- _What is needed_
Return the lines that follow, exactly as they appear, from the first through the one containing "import plotly.graph_objects as go"; no pictures are to be included.

#### Raw data ####

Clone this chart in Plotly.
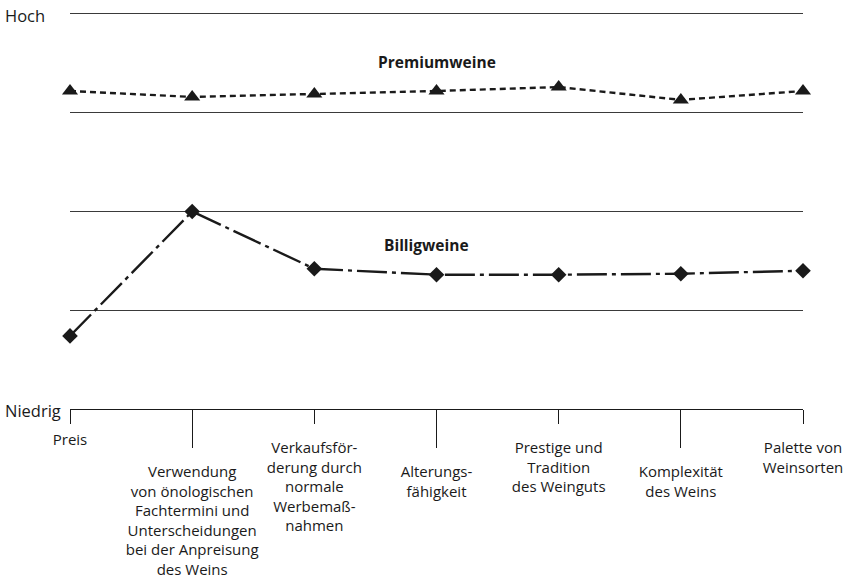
import plotly.graph_objects as go

categories = ["Preis",
              "Verwendung<br>von önologischen<br>Fachtermini und<br>Unterscheidungen<br>bei der Anpreisung<br>des Weins",
              "Verkaufsför-<br>derung durch<br>normale<br>Werbemaß-<br>nahmen",
              "Alterungs-<br>fähigkeit",
              "Prestige und<br>Tradition<br>des Weinguts",
              "Komplexität<br>des Weins",
              "Palette von<br>Weinsorten"]
x_pos = [0, 1, 2, 3, 4, 5, 6]
premium = [3.22, 3.16, 3.19, 3.22, 3.26, 3.13, 3.22]
billig = [0.74, 2.00, 1.42, 1.36, 1.36, 1.37, 1.40]
level_vals = [0, 1, 2, 3, 4]
level_text = ["Niedrig", "", "", "", "Hoch"]

FONT = "Open Sans"
INK = "#1a1a1a"
FS = 15

fig = go.Figure()
fig.add_trace(go.Scatter(x=x_pos, y=premium, mode="lines+markers",
                         line=dict(color=INK, width=2.4, dash="6px,4px"),
                         marker=dict(symbol="triangle-up", size=14, color=INK),
                         cliponaxis=False, showlegend=False, hoverinfo="skip"))
fig.add_trace(go.Scatter(x=x_pos, y=billig, mode="lines+markers",
                         line=dict(color=INK, width=2.4, dash="30px,5px,4px,5px"),
                         marker=dict(symbol="diamond", size=12, color=INK),
                         cliponaxis=False, showlegend=False, hoverinfo="skip"))
# dummy traces so the extra x-axes render
fig.add_trace(go.Scatter(x=[x_pos[0], x_pos[-1]], y=[None, None], xaxis="x2",
                         mode="lines", showlegend=False, hoverinfo="skip"))
fig.add_trace(go.Scatter(x=[x_pos[0], x_pos[-1]], y=[None, None], xaxis="x3",
                         mode="lines", showlegend=False, hoverinfo="skip"))

first_idx = [0]
short_idx = [0, 2, 4, 6]
short_lbl_idx = [2, 4, 6]
long_idx = [1, 3, 5]

fig.update_layout(
    width=849, height=583, autosize=False,
    margin=dict(l=70, r=46, t=12, b=174, autoexpand=False),
    paper_bgcolor="white", plot_bgcolor="white",
    font=dict(family=FONT, size=FS, color=INK),
    xaxis=dict(range=[0, 6], tickvals=[x_pos[i] for i in short_idx],
               ticktext=[categories[i] if i in first_idx else "" for i in short_idx],
               ticks="outside", ticklen=14, tickcolor=INK, tickwidth=1,
               ticklabelstandoff=3, automargin=False,
               showline=True, linecolor=INK, linewidth=1,
               showgrid=False, zeroline=False, tickfont=dict(size=FS, color=INK)),
    xaxis3=dict(range=[0, 6], overlaying="x", anchor="y", side="bottom",
                tickvals=[x_pos[i] for i in short_lbl_idx],
                ticktext=[categories[i] for i in short_lbl_idx],
                ticks="outside", ticklen=14, tickcolor="rgba(0,0,0,0)", tickwidth=1,
                ticklabelstandoff=11, automargin=False,
                showline=False, showgrid=False, zeroline=False,
                tickfont=dict(size=FS, color=INK)),
    xaxis2=dict(range=[0, 6], overlaying="x", anchor="y", side="bottom",
                tickvals=[x_pos[i] for i in long_idx],
                ticktext=[categories[i] for i in long_idx],
                ticks="outside", ticklen=38, tickcolor=INK, tickwidth=1,
                ticklabelstandoff=11, automargin=False,
                showline=False, showgrid=False, zeroline=False,
                tickfont=dict(size=FS, color=INK)),
    yaxis=dict(range=[0, 4.02], tickvals=level_vals[1:], showticklabels=False,
               showgrid=True, gridcolor="#3a3a3a", gridwidth=1, automargin=False,
               zeroline=False, showline=False, ticks=""),
    annotations=[
        dict(x=0, xref="paper", y=level_vals[-1], yref="y", text=level_text[-1],
             showarrow=False, xanchor="right", xshift=-23, yshift=-2,
             font=dict(size=16.5, color=INK)),
        dict(x=0, xref="paper", y=level_vals[0], yref="y", text=level_text[0],
             showarrow=False, xanchor="right", xshift=-7, yshift=-1,
             font=dict(size=16.5, color=INK)),
        dict(x=3, y=3.51, text="<b>Premiumweine</b>", showarrow=False,
             font=dict(size=15.5, color=INK)),
        dict(x=2.92, y=1.66, text="<b>Billigweine</b>", showarrow=False,
             font=dict(size=15.5, color=INK)),
    ],
)

fig.write_html("out.html",
               config={"displayModeBar": False, "responsive": False, "staticPlot": True},
               post_script="document.body.style.margin='0';document.body.style.overflow='hidden';")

####

- _Written answer_
Clone this chart in Plotly.
import plotly.graph_objects as go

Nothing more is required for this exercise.